The signature ao-Oribe (blue-green Oribe) glaze gets its vivid color from copper oxide. When fired in a specific kiln atmosphere, the copper transforms into that distinctive mossy, almost electric green that seems to glow from within.

But here's what makes it remarkable: the glaze doesn't cover the entire piece. Oribe potters intentionally left sections bare, creating a dramatic contrast between glazed and unglazed clay. Sometimes they'd paint bold geometric patterns or grasses in iron oxide before applying the green, so the design would show through like shadows under water.

The effect is startling. Pick up an Oribe bowl and you're holding something that feels both ancient and contemporary, rustic and sophisticated.

Asymmetry as intention

In Oribe ware, imperfection isn't a flaw — it's the entire point.

Traditional Japanese pottery often emphasized balance and harmony. Oribe threw that out the window. Plates might be warped into organic shapes. Tea bowls might have one side higher than the other. Handles might jut out at unexpected angles.

This wasn't sloppiness. It was calculated spontaneity, a aesthetic philosophy called kirei-sabi — beauty that emerges from deliberate irregularity. The potter had to be skilled enough to make the asymmetry look natural, even inevitable. Too much and it's chaos. Too little and you've missed the point entirely.

Close-up of traditional Japanese Oribe ware tea bowl featuring distinctive copper-green glaze with bold geometric black brushwork patterns.
Close-up of traditional Japanese Oribe ware tea bowl featuring distinctive copper-green glaze with bold geometric black brushwork patterns.

Beyond the tea room

While Oribe ware was born in the world of tea ceremony, it quickly spread to everyday dining vessels. Plates, sake bottles, serving dishes — all bearing that distinctive green glaze and bold graphic sensibility.

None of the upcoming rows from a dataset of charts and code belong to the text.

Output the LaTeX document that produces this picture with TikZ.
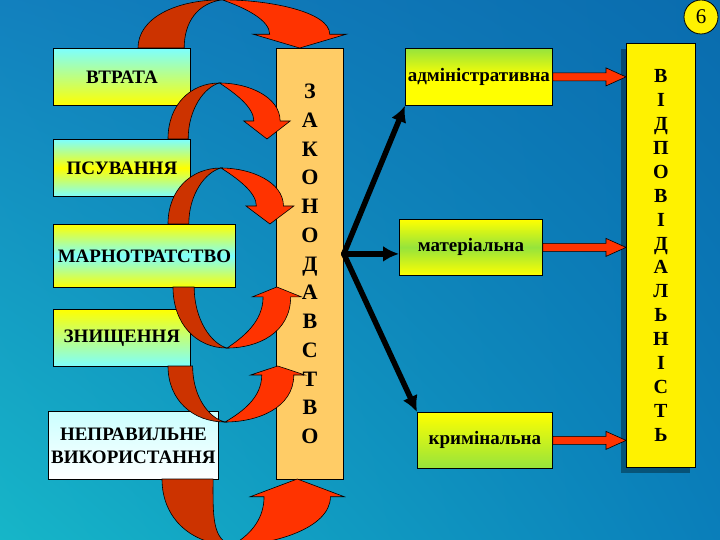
\documentclass[tikz,border=0pt]{standalone}
\usepackage{fontspec}
\setmainfont{Liberation Serif}
\usepackage{tikz}
\usetikzlibrary{arrows.meta}
\usetikzlibrary{calc,shadows,shadings}
\tikzset{>={Latex[width=16pt,length=16pt]}}

\definecolor{bgul}{RGB}{18,128,190}
\definecolor{bgll}{RGB}{22,182,200}
\definecolor{bgur}{RGB}{10,108,174}
\definecolor{bglr}{RGB}{10,126,186}
\definecolor{boxcyan}{RGB}{125,255,255}
\definecolor{boxyellow}{RGB}{255,255,0}
\definecolor{boxgreen}{RGB}{150,228,60}
\definecolor{lawfill}{RGB}{255,204,102}
\definecolor{darkred}{RGB}{204,51,0}
\definecolor{brightred}{RGB}{255,51,0}

\tikzset{
  lbox/.style={draw, line width=.8pt, anchor=north west, inner sep=0pt,
    font=\bfseries\fontsize{19}{23}\selectfont, align=center},
  column/.style={draw, line width=.8pt, anchor=north west, inner sep=0pt, align=center},
  backpart/.style={draw, line width=.6pt, fill=darkred},
  frontpart/.style={draw, line width=.6pt, fill=brightred},
  fork/.style={->, line width=5.5pt, line cap=round}
}

% block arrow from #1 to #2
\newcommand{\pipe}[2]{%
  \filldraw[frontpart] ($(#1)+(0,4)$) -- ($(#2)+(-20,4)$) -- ($(#2)+(-20,9)$) -- (#2)
    -- ($(#2)+(-20,-9)$) -- ($(#2)+(-20,-4)$) -- ($(#1)+(0,-4)$) -- cycle;}

\begin{document}
\begin{tikzpicture}[x=1pt,y=-1pt]
  \useasboundingbox (0,0) rectangle (720,540);
  \shade[upper left=bgul, upper right=bgur, lower left=bgll, lower right=bglr] (0,0) rectangle (720,540);

  % Left boxes
  \node[lbox, minimum width=137pt, minimum height=57pt, top color=boxcyan, bottom color=boxyellow] (loss) at (53,48) {ВТРАТА};
  \node[lbox, minimum width=137pt, minimum height=57pt, top color=boxcyan, bottom color=boxcyan, middle color=boxyellow] (spoil) at (53,139) {ПСУВАННЯ};
  \node[lbox, minimum width=182pt, minimum height=63pt, top color=boxyellow, bottom color=boxyellow, middle color=boxcyan] (waste) at (53,224) {МАРНОТРАТСТВО};
  \node[lbox, minimum width=137pt, minimum height=57pt, top color=boxyellow, bottom color=boxcyan] (destr) at (53,309) {ЗНИЩЕННЯ};
  \node[lbox, minimum width=170pt, minimum height=68pt, top color=boxcyan!40, bottom color=white] (misuse) at (48,411) {НЕПРАВИЛЬНЕ\\ВИКОРИСТАННЯ};

  % Columns
  \node[column, fill=lawfill, minimum width=67pt, minimum height=431pt,
    font=\bfseries\fontsize{22}{28.75}\selectfont] (law) at (276,48)
    {З\\А\\К\\О\\Н\\О\\Д\\А\\В\\С\\Т\\В\\О};
  \node[column, fill=yellow, minimum width=69pt, minimum height=424pt,
    font=\bfseries\fontsize{20}{23.9}\selectfont,
    drop shadow={shadow xshift=-5pt, shadow yshift=-6pt, opacity=.35, fill=black}] (duty) at (626,43)
    {В\\І\\Д\\П\\О\\В\\І\\Д\\А\\Л\\Ь\\Н\\І\\С\\Т\\Ь};

  % Right boxes
  \node[lbox, minimum width=147pt, minimum height=57pt, top color=boxgreen, bottom color=boxyellow, middle color=boxyellow] (admin) at (405,48) {адміністративна};
  \node[lbox, minimum width=143pt, minimum height=56pt, top color=boxyellow, bottom color=boxyellow, middle color=boxgreen] (mat) at (399,219) {матеріальна};
  \node[lbox, minimum width=135pt, minimum height=56pt, top color=boxyellow, bottom color=boxgreen] (krim) at (417,412) {кримінальна};

  % Black arrows
  \coordinate (split) at ($(law.east)+(0,-10)$);
  \draw[fork] (split) -- (admin.south west);
  \draw[fork] (split) -- (split -| mat.west);
  \draw[fork] (split) -- (krim.north west);

  % Red arrows to the right column
  \coordinate (ta) at (admin.east -| duty.west);
  \coordinate (tm) at (mat.east -| duty.west);
  \coordinate (tk) at (krim.east -| duty.west);
  \pipe{admin.east}{ta}
  \pipe{mat.east}{tm}
  \pipe{krim.east}{tk}

  % Curved arrows: origin x/y, xscale, yscale, band width, head height
  \foreach \ox/\oy/\xs/\ys/\w/\hh in {138/48/1.65/0.86/1.4/16, 168/139/1.01/1/1/18, 168/224/1.04/1/1/18,
      173/287/1.06/-1.09/1/9, 168/366/1.12/-1/1.1/9, 162/479/1.38/-1.18/1.85/15} {
    \begin{scope}[shift={(\ox,\oy)}, xscale=\xs, yscale=\ys]
      \filldraw[backpart] (0,0) .. controls (0,-34) and (22,-56) .. (51,-56)
        .. controls (36,-52) and ({20*\w},-30) .. ({20*\w},0) -- cycle;
      \filldraw[frontpart] (51,-56) .. controls (80,-56) and ({98+13*\w},-42) .. ({98+13*\w},-\hh)
        -- ({108+13*\w},-\hh) -- (98,0) -- ({88-13*\w},-\hh) -- ({98-13*\w},-\hh)
        .. controls ({98-13*\w},-32) and (66,-46) .. (51,-56) -- cycle;
    \end{scope}
  }

  \node[circle, draw, line width=.8pt, fill=yellow, minimum size=34pt, inner sep=0pt,
    font=\fontsize{21}{21}\selectfont] (page) at (701,17) {6};
\end{tikzpicture}
\end{document}
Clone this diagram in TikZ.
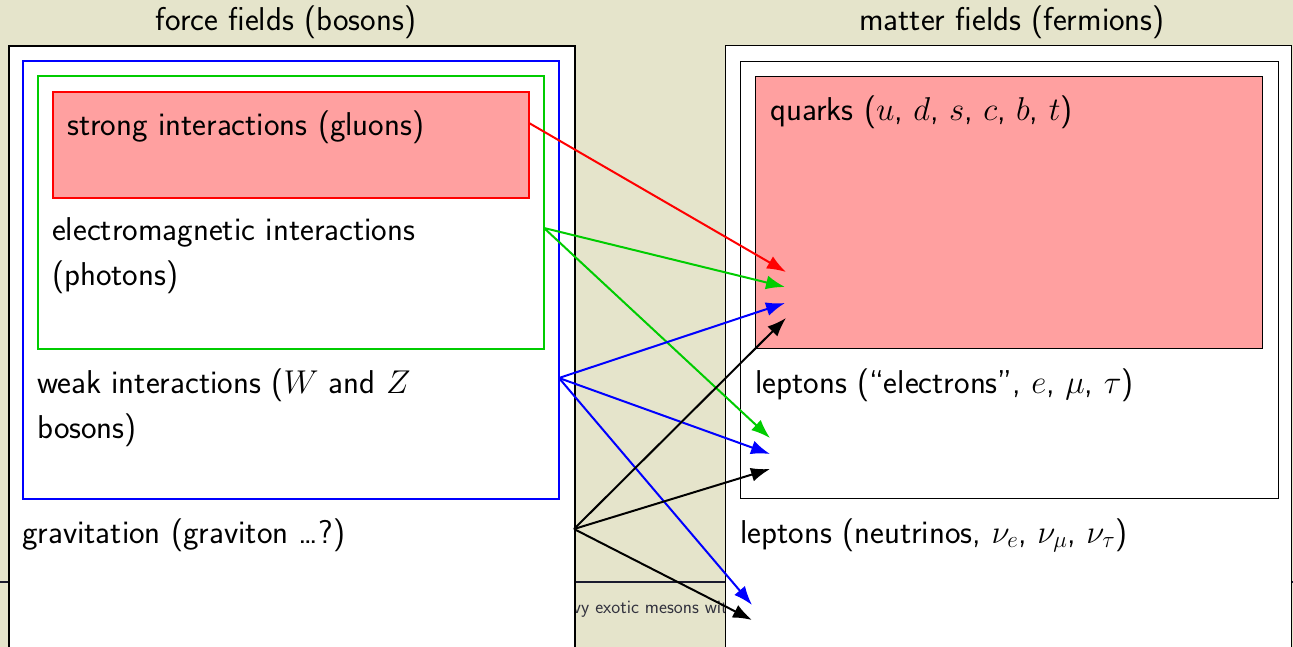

The tradition centered in Mino (present-day Gifu Prefecture), where local clay and kiln technology made it possible to achieve those high-temperature firings needed for the copper glaze. Even today, Mino remains the heartland of Oribe production, though the techniques have been refined and adapted over four centuries.

What's remarkable is how contemporary these pieces still feel. Place a 400-year-old Oribe dish next to modern studio pottery, and it holds its own — sometimes it looks even more daring.

The legacy in your hands

Oribe ware changed what Japanese pottery could be. It proved that wabi-sabi — that aesthetic of imperfection and impermanence — could be bold and graphic, not just muted and minimal. It showed that tradition could accommodate rebellion.

Today, when you see a potter deliberately leaving one side of a vessel unglazed, or painting a single blade of grass across white clay, or letting a rim wobble just slightly off-center, you're seeing Oribe's influence ripple forward through time.

That flash of green is still catching the light, still breaking the rules, still making you look twice.

FAQ

Why is Oribe ware green?
The distinctive green comes from copper oxide in the glaze, fired in an oxidizing kiln atmosphere—a technique rare in traditional Japanese pottery.
Is Oribe ware still made today?
Yes, contemporary potters in Mino continue the tradition, producing both faithful reproductions and modern interpretations of Oribe's bold aesthetic.
How is Oribe different from other Japanese pottery?
Oribe embraces asymmetry, vivid color, and playful distortion—a stark contrast to the restrained, natural aesthetic of wabi-sabi styles like Raku or Bizen.
What does 'ao-oribe' mean?
Ao-oribe refers to pieces with the characteristic blue-green glaze, often combined with white slip; 'ao' means blue-green in Japanese.